The enormity of Travers also extends to the opportunities it’s provided surrounding communities. “We currently have about 730 people on site, of which 75 to 85 per cent are local,” says Paul. “We also have around 60 workers who are from the Siksika and Piikani nations and the Blood Tribe.”

Ensuring the continued safety of these on-site workers, and the local communities in general, is key for any engineering project. Travers is no different. With both Paul and PCL being regulated by the Association of Professional Engineers and Geoscientists of Alberta (APEGA), maintaining that safety is a professional mandate, regardless of the challenges that have arisen.

“The biggest challenges have been related to the overall scale of the project. But we’ve been able to plan and resource and use technology to overcome them. Kind of that ‘no problem is too big’ mantra.”

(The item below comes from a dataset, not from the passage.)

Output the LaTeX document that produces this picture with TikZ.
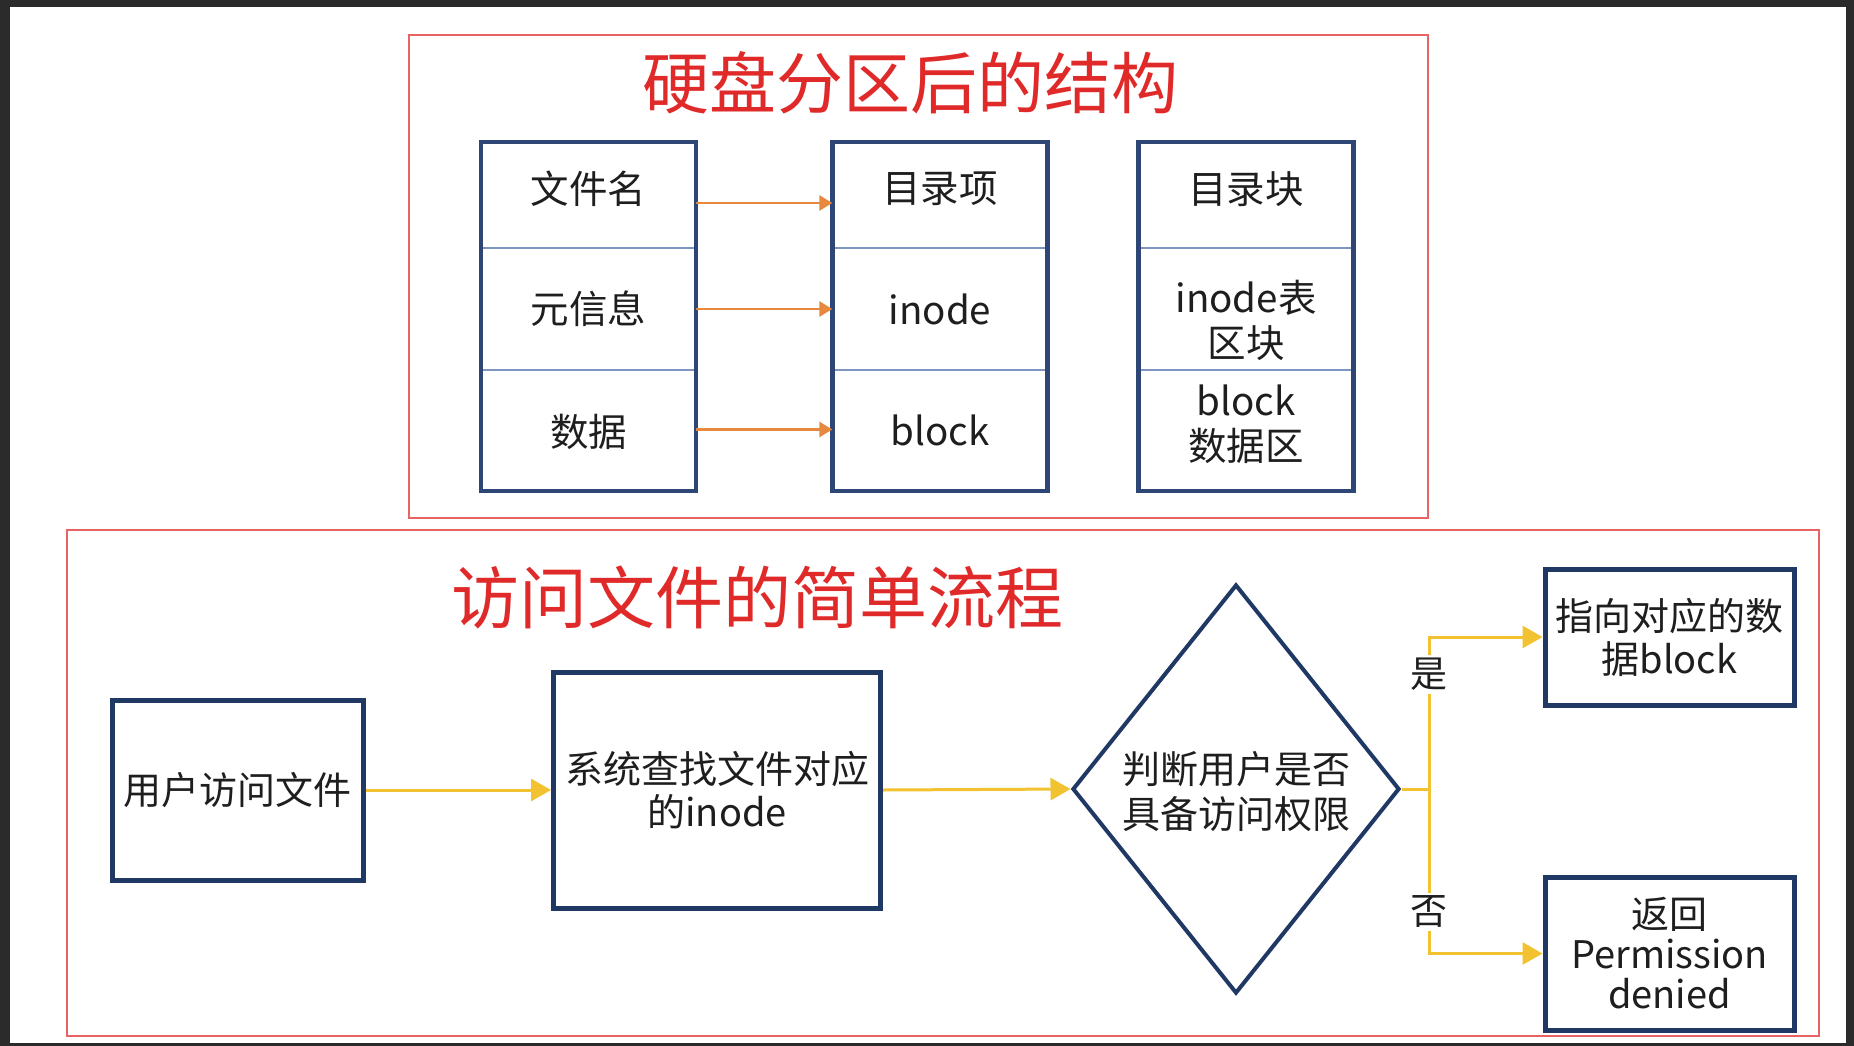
\documentclass[tikz,border=0pt]{standalone}
\usepackage{fontspec}
\setmainfont{Noto Sans CJK SC}
\usetikzlibrary{arrows.meta,shapes.geometric}
\definecolor{darkbg}{HTML}{2B2B2B}
\definecolor{frame}{HTML}{E86464}
\definecolor{navy}{HTML}{2E4676}
\definecolor{navyd}{HTML}{1F3864}
\definecolor{divcol}{HTML}{7D95C0}
\definecolor{orangearr}{HTML}{E8883E}
\definecolor{goldarr}{HTML}{F2C230}
\definecolor{titlered}{HTML}{E02A2A}
\definecolor{txt}{HTML}{1E1E1E}
\tikzset{
  redframe/.style={draw=frame, line width=2pt, inner sep=0pt},
  cellbox/.style={inner sep=0pt, minimum width=215pt},
  celltext/.style={text=txt, align=center, inner sep=0pt, font=\fontsize{38.5}{45}\selectfont},
  outerbox/.style={draw=navy, line width=4.5pt},
  divider/.style={draw=divcol, line width=2pt},
  oarrow/.style={draw=orangearr, line width=2.8pt, -{Triangle[length=13pt,width=15pt]}},
  flowbox/.style={draw=navyd, line width=5pt, inner sep=4pt, align=center, text=txt, font=\fontsize{38}{43}\selectfont},
  yline/.style={draw=goldarr, line width=3pt},
  yarrow/.style={draw=goldarr, line width=3pt, -{Triangle[length=20pt,width=22pt]}},
  titletext/.style={text=titlered, inner sep=0pt},
  branchlabel/.style={fill=white, text=txt, inner sep=3pt, font=\fontsize{37}{40}\selectfont}
}
\begin{document}
\begin{tikzpicture}[x=1pt,y=-1pt]
\fill[darkbg] (0,0) rectangle (1854,1046);
\fill[white] (10,7) rectangle (1846,1043);
\useasboundingbox (0,0) rectangle (1854,1046);

% frames
\node[redframe, minimum width=1019pt, minimum height=483pt] (topframe) at (918.5,276.5) {};
\node[redframe, minimum width=1752pt, minimum height=506pt] (botframe) at (943,783) {};

% titles
\node[titletext, font=\fontsize{67}{72}\selectfont] (title1) at (910,83) {硬盘分区后的结构};
\node[titletext, font=\fontsize{68}{74}\selectfont] (title2) at (757,597) {访问文件的简单流程};

% column 1
\node[cellbox, minimum height=106pt] (c1a) at (588.5,195) {};
\node[cellbox, minimum height=122pt] (c1b) at (588.5,309) {};
\node[cellbox, minimum height=121pt] (c1c) at (588.5,430.5) {};
% column 2
\node[cellbox, minimum height=106pt] (c2a) at (940,195) {};
\node[cellbox, minimum height=122pt] (c2b) at (940,309) {};
\node[cellbox, minimum height=121pt] (c2c) at (940,430.5) {};
% column 3
\node[cellbox, minimum height=106pt] (c3a) at (1246,195) {};
\node[cellbox, minimum height=122pt] (c3b) at (1246,309) {};
\node[cellbox, minimum height=121pt] (c3c) at (1246,430.5) {};

\foreach \c in {1,2,3}{
  \draw[divider] (c\c a.south west) -- (c\c a.south east);
  \draw[divider] (c\c b.south west) -- (c\c b.south east);
  \draw[outerbox] (c\c a.north west) rectangle (c\c c.south east);
}

% cell texts
\node[celltext] (t1a) at (588.5,189) {文件名};
\node[celltext] (t1b) at (588.5,309) {元信息};
\node[celltext] (t1c) at (588.5,432) {数据};
\node[celltext] (t2a) at (940,189) {目录项};
\node[celltext] (t2b) at (940,309) {inode};
\node[celltext] (t2c) at (940,430) {block};
\node[celltext] (t3a) at (1246,189) {目录块};
\node[celltext] (t3b) at (1246,320) {inode表\\区块};
\node[celltext] (t3c) at (1246,424) {block\\数据区};

% orange arrows
\draw[oarrow] ([yshift=-8pt]c1a.east) -- ([yshift=-8pt]c2a.west);
\draw[oarrow] (c1b.east) -- (c2b.west);
\draw[oarrow] ([yshift=1pt]c1c.east) -- ([yshift=1pt]c2c.west);

% flow
\node[flowbox, minimum width=251pt, minimum height=180pt] (user) at (237.5,790) {用户访问文件};
\node[flowbox, minimum width=327pt, minimum height=236pt] (sys) at (717,790) {系统查找文件对应\\的inode};
\node[diamond, draw=navyd, line width=4pt, inner sep=0pt, minimum width=327pt, minimum height=409pt] (judge) at (1236,789) {};
\node[text=txt, align=center, inner sep=0pt, font=\fontsize{38}{45}\selectfont] (judget) at (1236,792) {判断用户是否\\具备访问权限};
\node[flowbox, minimum width=249pt, minimum height=136pt] (okbox) at (1669.5,637) {指向对应的数\\据block};
\node[flowbox, minimum width=249pt, minimum height=153pt, font=\fontsize{38}{40}\selectfont] (denybox) at (1669.5,953.5) {返回\\Permission\\denied};
\coordinate (junc) at (1429,789);

\draw[yarrow] (user.east) -- (sys.west);
\draw[yarrow] (sys.east) -- (judge.west);
\draw[yline] (judge.east) -- (junc);
\draw[yarrow] (junc) |- node[branchlabel, pos=0.377] (yes) {是} (okbox.west);
\draw[yarrow] (junc) |- node[branchlabel, pos=0.373] (no) {否} (denybox.west);
\end{tikzpicture}
\end{document}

With a project of this size, that mantra feels appropriate, if not necessary. And with the Travers Solar Project on track to be fully operational by late 2022, it certainly seems to ring true. When complete, Travers will represent more than a transformation of Alberta’s landscape. It will herald a more diverse era of power production and a brighter energy future. It’s a sizable ambition. But for Paul and company, that doesn’t seem to be a problem.